Data extracted from a collection
((

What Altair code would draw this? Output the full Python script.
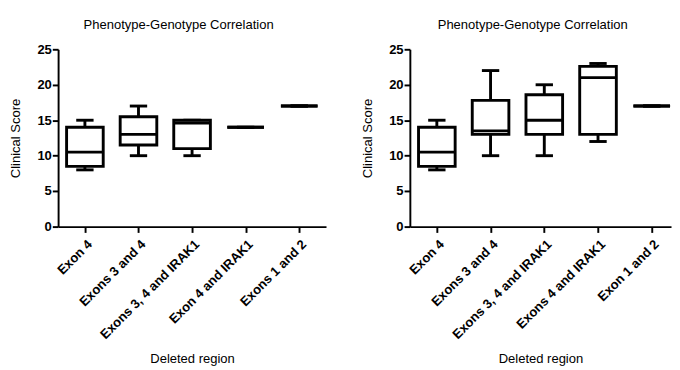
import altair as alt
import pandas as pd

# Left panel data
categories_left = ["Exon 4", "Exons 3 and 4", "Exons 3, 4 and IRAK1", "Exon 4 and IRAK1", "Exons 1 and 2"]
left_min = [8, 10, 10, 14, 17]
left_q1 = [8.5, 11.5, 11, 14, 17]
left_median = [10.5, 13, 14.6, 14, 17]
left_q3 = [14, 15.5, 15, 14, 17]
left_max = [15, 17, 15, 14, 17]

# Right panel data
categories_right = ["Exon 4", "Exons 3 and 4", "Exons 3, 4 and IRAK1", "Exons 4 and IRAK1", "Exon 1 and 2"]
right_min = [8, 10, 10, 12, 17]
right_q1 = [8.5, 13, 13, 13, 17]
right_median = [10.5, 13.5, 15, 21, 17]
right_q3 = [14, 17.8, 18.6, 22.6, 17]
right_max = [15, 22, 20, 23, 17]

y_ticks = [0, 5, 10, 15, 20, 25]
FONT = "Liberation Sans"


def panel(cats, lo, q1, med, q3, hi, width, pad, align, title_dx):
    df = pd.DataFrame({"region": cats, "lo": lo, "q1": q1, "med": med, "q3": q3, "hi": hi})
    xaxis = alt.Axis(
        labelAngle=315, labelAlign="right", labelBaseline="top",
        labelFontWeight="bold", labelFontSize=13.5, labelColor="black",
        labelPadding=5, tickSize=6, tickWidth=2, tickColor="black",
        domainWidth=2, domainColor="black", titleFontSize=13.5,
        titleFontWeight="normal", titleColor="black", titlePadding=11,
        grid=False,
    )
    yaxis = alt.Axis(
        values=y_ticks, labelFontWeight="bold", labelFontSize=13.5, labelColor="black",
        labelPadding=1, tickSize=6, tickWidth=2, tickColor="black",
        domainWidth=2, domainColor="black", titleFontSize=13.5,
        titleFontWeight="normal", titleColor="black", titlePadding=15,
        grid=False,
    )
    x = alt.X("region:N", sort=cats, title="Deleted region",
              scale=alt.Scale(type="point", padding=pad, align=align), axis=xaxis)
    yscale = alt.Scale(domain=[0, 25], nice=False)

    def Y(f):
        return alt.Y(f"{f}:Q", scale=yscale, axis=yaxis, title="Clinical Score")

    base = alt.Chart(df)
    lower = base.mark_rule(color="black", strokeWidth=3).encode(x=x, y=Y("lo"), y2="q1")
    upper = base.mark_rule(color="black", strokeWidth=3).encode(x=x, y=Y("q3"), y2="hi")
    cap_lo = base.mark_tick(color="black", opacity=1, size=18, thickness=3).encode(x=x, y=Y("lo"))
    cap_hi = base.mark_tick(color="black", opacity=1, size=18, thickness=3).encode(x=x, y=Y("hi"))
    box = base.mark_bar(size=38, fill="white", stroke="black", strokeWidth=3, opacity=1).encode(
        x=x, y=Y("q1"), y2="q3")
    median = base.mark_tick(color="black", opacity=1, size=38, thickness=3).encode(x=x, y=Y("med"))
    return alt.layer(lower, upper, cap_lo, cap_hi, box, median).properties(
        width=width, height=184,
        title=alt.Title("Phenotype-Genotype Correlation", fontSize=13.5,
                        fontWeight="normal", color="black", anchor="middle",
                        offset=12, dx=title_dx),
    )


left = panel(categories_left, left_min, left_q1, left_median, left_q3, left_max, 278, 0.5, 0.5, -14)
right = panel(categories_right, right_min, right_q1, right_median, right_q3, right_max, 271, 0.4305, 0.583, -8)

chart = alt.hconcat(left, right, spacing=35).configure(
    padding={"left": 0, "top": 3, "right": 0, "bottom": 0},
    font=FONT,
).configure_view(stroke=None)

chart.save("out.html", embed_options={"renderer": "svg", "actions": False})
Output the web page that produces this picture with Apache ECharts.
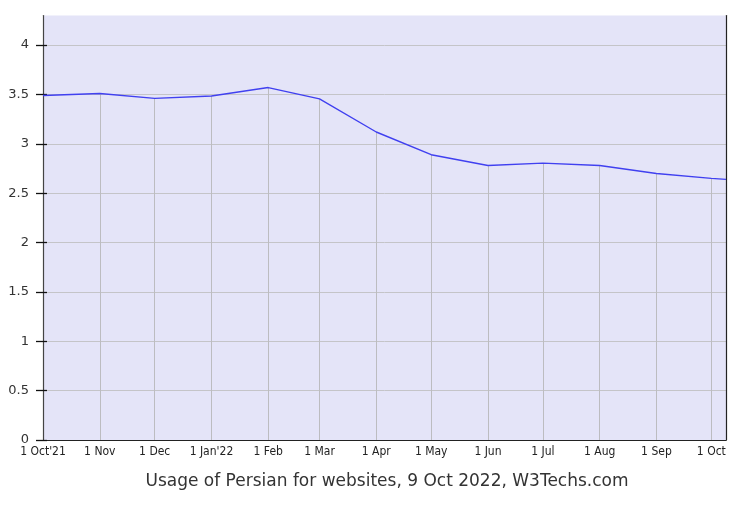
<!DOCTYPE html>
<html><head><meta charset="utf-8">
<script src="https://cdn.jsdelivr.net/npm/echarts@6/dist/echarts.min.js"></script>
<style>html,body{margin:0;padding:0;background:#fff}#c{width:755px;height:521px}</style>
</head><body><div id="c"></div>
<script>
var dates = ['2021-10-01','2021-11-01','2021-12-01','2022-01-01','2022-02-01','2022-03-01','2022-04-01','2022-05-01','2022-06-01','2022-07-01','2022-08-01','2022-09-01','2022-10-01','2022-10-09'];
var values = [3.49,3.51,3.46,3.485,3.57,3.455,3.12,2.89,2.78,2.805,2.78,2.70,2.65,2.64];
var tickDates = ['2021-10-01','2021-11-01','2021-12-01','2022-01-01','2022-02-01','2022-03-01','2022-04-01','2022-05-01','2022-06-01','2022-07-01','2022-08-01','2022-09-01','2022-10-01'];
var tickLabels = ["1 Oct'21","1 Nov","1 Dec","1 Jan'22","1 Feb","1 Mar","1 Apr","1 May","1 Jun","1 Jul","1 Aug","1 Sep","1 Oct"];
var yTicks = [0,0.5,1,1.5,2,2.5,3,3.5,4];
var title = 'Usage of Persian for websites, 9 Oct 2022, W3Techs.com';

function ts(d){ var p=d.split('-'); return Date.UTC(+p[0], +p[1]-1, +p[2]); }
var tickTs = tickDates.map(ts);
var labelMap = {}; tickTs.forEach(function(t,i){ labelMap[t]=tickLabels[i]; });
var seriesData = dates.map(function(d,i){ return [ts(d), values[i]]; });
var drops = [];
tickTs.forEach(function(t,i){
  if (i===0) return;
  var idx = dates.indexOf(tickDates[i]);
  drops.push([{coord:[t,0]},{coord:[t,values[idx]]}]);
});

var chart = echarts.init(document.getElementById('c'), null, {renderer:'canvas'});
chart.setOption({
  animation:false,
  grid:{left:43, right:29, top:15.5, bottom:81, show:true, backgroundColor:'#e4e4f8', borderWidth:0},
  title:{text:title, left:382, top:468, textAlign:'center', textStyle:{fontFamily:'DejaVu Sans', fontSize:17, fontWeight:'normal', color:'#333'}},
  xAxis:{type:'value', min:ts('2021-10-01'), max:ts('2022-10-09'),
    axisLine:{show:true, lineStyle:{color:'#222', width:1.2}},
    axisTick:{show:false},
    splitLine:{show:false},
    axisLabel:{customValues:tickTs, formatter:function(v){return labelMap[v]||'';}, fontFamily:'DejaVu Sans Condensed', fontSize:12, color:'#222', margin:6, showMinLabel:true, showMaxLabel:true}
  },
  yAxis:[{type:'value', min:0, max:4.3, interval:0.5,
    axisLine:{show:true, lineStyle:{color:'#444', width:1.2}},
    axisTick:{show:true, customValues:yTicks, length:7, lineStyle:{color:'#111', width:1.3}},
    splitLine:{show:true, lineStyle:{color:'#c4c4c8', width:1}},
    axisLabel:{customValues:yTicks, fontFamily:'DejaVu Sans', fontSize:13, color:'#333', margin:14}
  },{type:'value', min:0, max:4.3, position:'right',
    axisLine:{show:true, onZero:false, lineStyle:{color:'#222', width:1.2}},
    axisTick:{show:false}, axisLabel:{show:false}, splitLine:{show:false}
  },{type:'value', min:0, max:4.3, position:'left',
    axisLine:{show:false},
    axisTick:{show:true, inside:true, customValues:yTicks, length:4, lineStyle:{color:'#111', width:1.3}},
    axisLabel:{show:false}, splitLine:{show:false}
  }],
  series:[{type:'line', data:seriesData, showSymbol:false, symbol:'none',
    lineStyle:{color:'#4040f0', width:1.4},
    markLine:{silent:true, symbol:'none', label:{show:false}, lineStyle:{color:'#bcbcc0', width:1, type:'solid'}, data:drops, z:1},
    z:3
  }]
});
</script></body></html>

))

▶ Set exercise
Give all the entries again exactly, dropping each picture.

▶ Full response
What Altair code would draw this? Output the full Python script.
import altair as alt
import pandas as pd

# Left panel data
categories_left = ["Exon 4", "Exons 3 and 4", "Exons 3, 4 and IRAK1", "Exon 4 and IRAK1", "Exons 1 and 2"]
left_min = [8, 10, 10, 14, 17]
left_q1 = [8.5, 11.5, 11, 14, 17]
left_median = [10.5, 13, 14.6, 14, 17]
left_q3 = [14, 15.5, 15, 14, 17]
left_max = [15, 17, 15, 14, 17]

# Right panel data
categories_right = ["Exon 4", "Exons 3 and 4", "Exons 3, 4 and IRAK1", "Exons 4 and IRAK1", "Exon 1 and 2"]
right_min = [8, 10, 10, 12, 17]
right_q1 = [8.5, 13, 13, 13, 17]
right_median = [10.5, 13.5, 15, 21, 17]
right_q3 = [14, 17.8, 18.6, 22.6, 17]
right_max = [15, 22, 20, 23, 17]

y_ticks = [0, 5, 10, 15, 20, 25]
FONT = "Liberation Sans"


def panel(cats, lo, q1, med, q3, hi, width, pad, align, title_dx):
    df = pd.DataFrame({"region": cats, "lo": lo, "q1": q1, "med": med, "q3": q3, "hi": hi})
    xaxis = alt.Axis(
        labelAngle=315, labelAlign="right", labelBaseline="top",
        labelFontWeight="bold", labelFontSize=13.5, labelColor="black",
        labelPadding=5, tickSize=6, tickWidth=2, tickColor="black",
        domainWidth=2, domainColor="black", titleFontSize=13.5,
        titleFontWeight="normal", titleColor="black", titlePadding=11,
        grid=False,
    )
    yaxis = alt.Axis(
        values=y_ticks, labelFontWeight="bold", labelFontSize=13.5, labelColor="black",
        labelPadding=1, tickSize=6, tickWidth=2, tickColor="black",
        domainWidth=2, domainColor="black", titleFontSize=13.5,
        titleFontWeight="normal", titleColor="black", titlePadding=15,
        grid=False,
    )
    x = alt.X("region:N", sort=cats, title="Deleted region",
              scale=alt.Scale(type="point", padding=pad, align=align), axis=xaxis)
    yscale = alt.Scale(domain=[0, 25], nice=False)

    def Y(f):
        return alt.Y(f"{f}:Q", scale=yscale, axis=yaxis, title="Clinical Score")

    base = alt.Chart(df)
    lower = base.mark_rule(color="black", strokeWidth=3).encode(x=x, y=Y("lo"), y2="q1")
    upper = base.mark_rule(color="black", strokeWidth=3).encode(x=x, y=Y("q3"), y2="hi")
    cap_lo = base.mark_tick(color="black", opacity=1, size=18, thickness=3).encode(x=x, y=Y("lo"))
    cap_hi = base.mark_tick(color="black", opacity=1, size=18, thickness=3).encode(x=x, y=Y("hi"))
    box = base.mark_bar(size=38, fill="white", stroke="black", strokeWidth=3, opacity=1).encode(
        x=x, y=Y("q1"), y2="q3")
    median = base.mark_tick(color="black", opacity=1, size=38, thickness=3).encode(x=x, y=Y("med"))
    return alt.layer(lower, upper, cap_lo, cap_hi, box, median).properties(
        width=width, height=184,
        title=alt.Title("Phenotype-Genotype Correlation", fontSize=13.5,
                        fontWeight="normal", color="black", anchor="middle",
                        offset=12, dx=title_dx),
    )


left = panel(categories_left, left_min, left_q1, left_median, left_q3, left_max, 278, 0.5, 0.5, -14)
right = panel(categories_right, right_min, right_q1, right_median, right_q3, right_max, 271, 0.4305, 0.583, -8)

chart = alt.hconcat(left, right, spacing=35).configure(
    padding={"left": 0, "top": 3, "right": 0, "bottom": 0},
    font=FONT,
).configure_view(stroke=None)

chart.save("out.html", embed_options={"renderer": "svg", "actions": False})
Output the web page that produces this picture with Apache ECharts.
<!DOCTYPE html>
<html><head><meta charset="utf-8">
<script src="https://cdn.jsdelivr.net/npm/echarts@6/dist/echarts.min.js"></script>
<style>html,body{margin:0;padding:0;background:#fff}#c{width:755px;height:521px}</style>
</head><body><div id="c"></div>
<script>
var dates = ['2021-10-01','2021-11-01','2021-12-01','2022-01-01','2022-02-01','2022-03-01','2022-04-01','2022-05-01','2022-06-01','2022-07-01','2022-08-01','2022-09-01','2022-10-01','2022-10-09'];
var values = [3.49,3.51,3.46,3.485,3.57,3.455,3.12,2.89,2.78,2.805,2.78,2.70,2.65,2.64];
var tickDates = ['2021-10-01','2021-11-01','2021-12-01','2022-01-01','2022-02-01','2022-03-01','2022-04-01','2022-05-01','2022-06-01','2022-07-01','2022-08-01','2022-09-01','2022-10-01'];
var tickLabels = ["1 Oct'21","1 Nov","1 Dec","1 Jan'22","1 Feb","1 Mar","1 Apr","1 May","1 Jun","1 Jul","1 Aug","1 Sep","1 Oct"];
var yTicks = [0,0.5,1,1.5,2,2.5,3,3.5,4];
var title = 'Usage of Persian for websites, 9 Oct 2022, W3Techs.com';

function ts(d){ var p=d.split('-'); return Date.UTC(+p[0], +p[1]-1, +p[2]); }
var tickTs = tickDates.map(ts);
var labelMap = {}; tickTs.forEach(function(t,i){ labelMap[t]=tickLabels[i]; });
var seriesData = dates.map(function(d,i){ return [ts(d), values[i]]; });
var drops = [];
tickTs.forEach(function(t,i){
  if (i===0) return;
  var idx = dates.indexOf(tickDates[i]);
  drops.push([{coord:[t,0]},{coord:[t,values[idx]]}]);
});

var chart = echarts.init(document.getElementById('c'), null, {renderer:'canvas'});
chart.setOption({
  animation:false,
  grid:{left:43, right:29, top:15.5, bottom:81, show:true, backgroundColor:'#e4e4f8', borderWidth:0},
  title:{text:title, left:382, top:468, textAlign:'center', textStyle:{fontFamily:'DejaVu Sans', fontSize:17, fontWeight:'normal', color:'#333'}},
  xAxis:{type:'value', min:ts('2021-10-01'), max:ts('2022-10-09'),
    axisLine:{show:true, lineStyle:{color:'#222', width:1.2}},
    axisTick:{show:false},
    splitLine:{show:false},
    axisLabel:{customValues:tickTs, formatter:function(v){return labelMap[v]||'';}, fontFamily:'DejaVu Sans Condensed', fontSize:12, color:'#222', margin:6, showMinLabel:true, showMaxLabel:true}
  },
  yAxis:[{type:'value', min:0, max:4.3, interval:0.5,
    axisLine:{show:true, lineStyle:{color:'#444', width:1.2}},
    axisTick:{show:true, customValues:yTicks, length:7, lineStyle:{color:'#111', width:1.3}},
    splitLine:{show:true, lineStyle:{color:'#c4c4c8', width:1}},
    axisLabel:{customValues:yTicks, fontFamily:'DejaVu Sans', fontSize:13, color:'#333', margin:14}
  },{type:'value', min:0, max:4.3, position:'right',
    axisLine:{show:true, onZero:false, lineStyle:{color:'#222', width:1.2}},
    axisTick:{show:false}, axisLabel:{show:false}, splitLine:{show:false}
  },{type:'value', min:0, max:4.3, position:'left',
    axisLine:{show:false},
    axisTick:{show:true, inside:true, customValues:yTicks, length:4, lineStyle:{color:'#111', width:1.3}},
    axisLabel:{show:false}, splitLine:{show:false}
  }],
  series:[{type:'line', data:seriesData, showSymbol:false, symbol:'none',
    lineStyle:{color:'#4040f0', width:1.4},
    markLine:{silent:true, symbol:'none', label:{show:false}, lineStyle:{color:'#bcbcc0', width:1, type:'solid'}, data:drops, z:1},
    z:3
  }]
});
</script></body></html>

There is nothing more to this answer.